Hirsh talks about Isaac Deutscher’s writings on Israel and the Jews, and I definitely recommend The Non-Jewish Jew: And Other Essays (Radical Thinkers). George Novack’s review of the book in the Militant has been kept in print in pamphlet form since 1969: How Can The Jews Survive? A Socialist Answer to Zionism. Deutscher said he abandoned his anti-Zionism, but refused to call himself a Zionist. He uses as an analogy people jumping onto a raft from a burning or sinking ship and asks “But does it follow that the jumping should be made into a program…?
The chapter on Jewish anti-Zionism contains one really useful thing that I wish I had thought about more when I had holocaust survivors as coworkers: “…the frequently repeated idea that the Jews should know better after the Holocaust is mortifying. Auschwitz was not a positive learning experience.” But not grasping this was my personal failing, not reflected in my party’s political line.
Hirsh discusses people indicted for racist speech or actions. If these laws had existed we could be sure they would have been used against people like Malcolm X. The state is not neutral; they will continue to let the cops get away with racist actions, and will find a way to use the laws against people fighting for social change. In the U.S. these are usually “hate speech” laws, where language used against scabs or against capitalists can easily be defined as hate speech.

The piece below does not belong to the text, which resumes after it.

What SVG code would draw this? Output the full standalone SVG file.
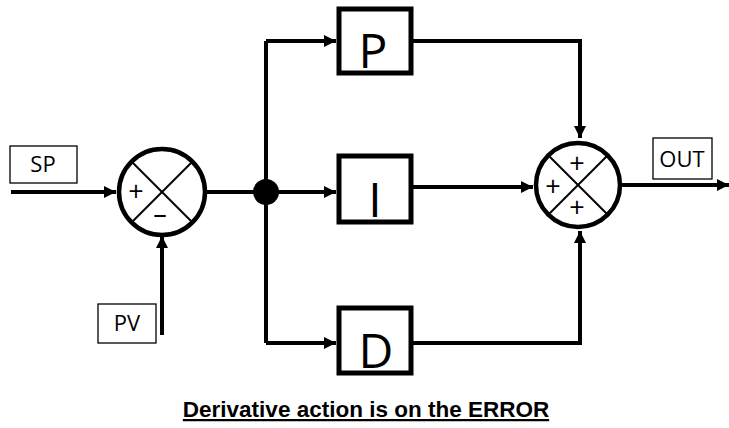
<svg xmlns="http://www.w3.org/2000/svg" width="729" height="428" viewBox="0 0 729 428">
<style>
.ln{fill:none;stroke:#000;stroke-width:4}
.blk{fill:#fff;stroke:#000;stroke-width:5}
.lbl{fill:#fff;stroke:#000;stroke-width:1.3}
.sum{fill:#fff;stroke:#000;stroke-width:4.5}
.x{stroke:#000;stroke-width:2}
.t{font-family:"Open Sans","Liberation Sans",sans-serif;fill:#000;text-anchor:middle}
.big{font-size:48px}
.sm{font-size:22px}
.sg{font-size:27px}
.cap{font-family:"Liberation Sans",Arial,sans-serif;font-weight:bold;font-size:22.5px;text-anchor:middle;text-decoration:underline}
</style>
<defs>
<marker id="ah" viewBox="0 0 10 10" refX="10" refY="5" markerWidth="3" markerHeight="3" markerUnits="strokeWidth" orient="auto">
<path d="M0,0 L10,5 L0,10 z" fill="#000"/>
</marker>
</defs>
<rect width="729" height="428" fill="#fff"/>
<g id="connectors">
<line class="ln" x1="11" y1="192" x2="116" y2="192" marker-end="url(#ah)"/>
<line class="ln" x1="162" y1="335" x2="162" y2="236" marker-end="url(#ah)"/>
<line class="ln" x1="205" y1="192" x2="266" y2="192"/>
<line class="ln" x1="266" y1="192" x2="336" y2="192" marker-end="url(#ah)"/>
<polyline class="ln" points="266,41 266,343"/>
<polyline class="ln" points="266,41 336,41" marker-end="url(#ah)"/>
<polyline class="ln" points="266,343 336,343" marker-end="url(#ah)"/>
<polyline class="ln" points="413,41 580,41 580,138" marker-end="url(#ah)"/>
<polyline class="ln" points="413,187 533,187" marker-end="url(#ah)"/>
<polyline class="ln" points="413,343 580,343 580,231" marker-end="url(#ah)"/>
<line class="ln" x1="622" y1="185" x2="729" y2="185" marker-end="url(#ah)"/>
<circle cx="266" cy="192" r="13" fill="#000"/>
</g>
<g id="sp"><rect class="lbl" x="10" y="146" width="67" height="37"/><text class="t sm" x="43" y="172">SP</text></g>
<g id="pv"><rect class="lbl" x="98" y="304" width="58" height="39"/><text class="t sm" x="127" y="331">PV</text></g>
<g id="out"><rect class="lbl" x="653" y="138" width="59" height="41"/><text class="t sm" x="682" y="167">OUT</text></g>
<g id="sum1">
<circle class="sum" cx="162" cy="192" r="43"/>
<line class="x" x1="132" y1="162" x2="192" y2="222"/>
<line class="x" x1="192" y1="162" x2="132" y2="222"/>
<text class="t sg" x="136" y="201">+</text>
<text class="t sg" x="160" y="223">–</text>
</g>
<g id="p"><rect class="blk" x="339" y="9" width="72" height="64"/><text class="t big" x="373" y="68">P</text></g>
<g id="i"><rect class="blk" x="339" y="156" width="72" height="66"/><text class="t big" x="375" y="217">I</text></g>
<g id="d"><rect class="blk" x="339" y="308" width="72" height="65"/><text class="t big" x="376" y="368">D</text></g>
<g id="sum2">
<circle class="sum" cx="578" cy="185" r="42"/>
<line class="x" x1="548" y1="155" x2="608" y2="215"/>
<line class="x" x1="608" y1="155" x2="548" y2="215"/>
<text class="t sg" x="577" y="173">+</text>
<text class="t sg" x="553" y="196">+</text>
<text class="t sg" x="577" y="217">+</text>
</g>
<text class="cap" x="366" y="417">Derivative action is on the ERROR</text>
</svg>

I like David Hirsh from what I’ve seen of him on Facebook, and in videos. We may not share too much more in common politically than a support for a Palestinian state and an opposition to BDS and all forms of anti-Semitism. As he has indicated, there are many with these points of view. But sometimes it appears that we’re not being heard, and that’s the value of this book.
From his comments on Facebook, I know that Hirsh dislikes the statement by Trotsky in 1940 that “Never was it so clear as it is today that the salvation of the Jewish people is bound up inseparably with the overthrow of the capitalist system.” (see On the Jewish Question). But while Israel is currently a place where Jews in danger can emigrate to, it hasn’t ended the problem of anti-Semitism, nor can it. To me, the statement is as true today as it was then.
Note: I have a limit of ten links, and had to make some hard choices of relevant books.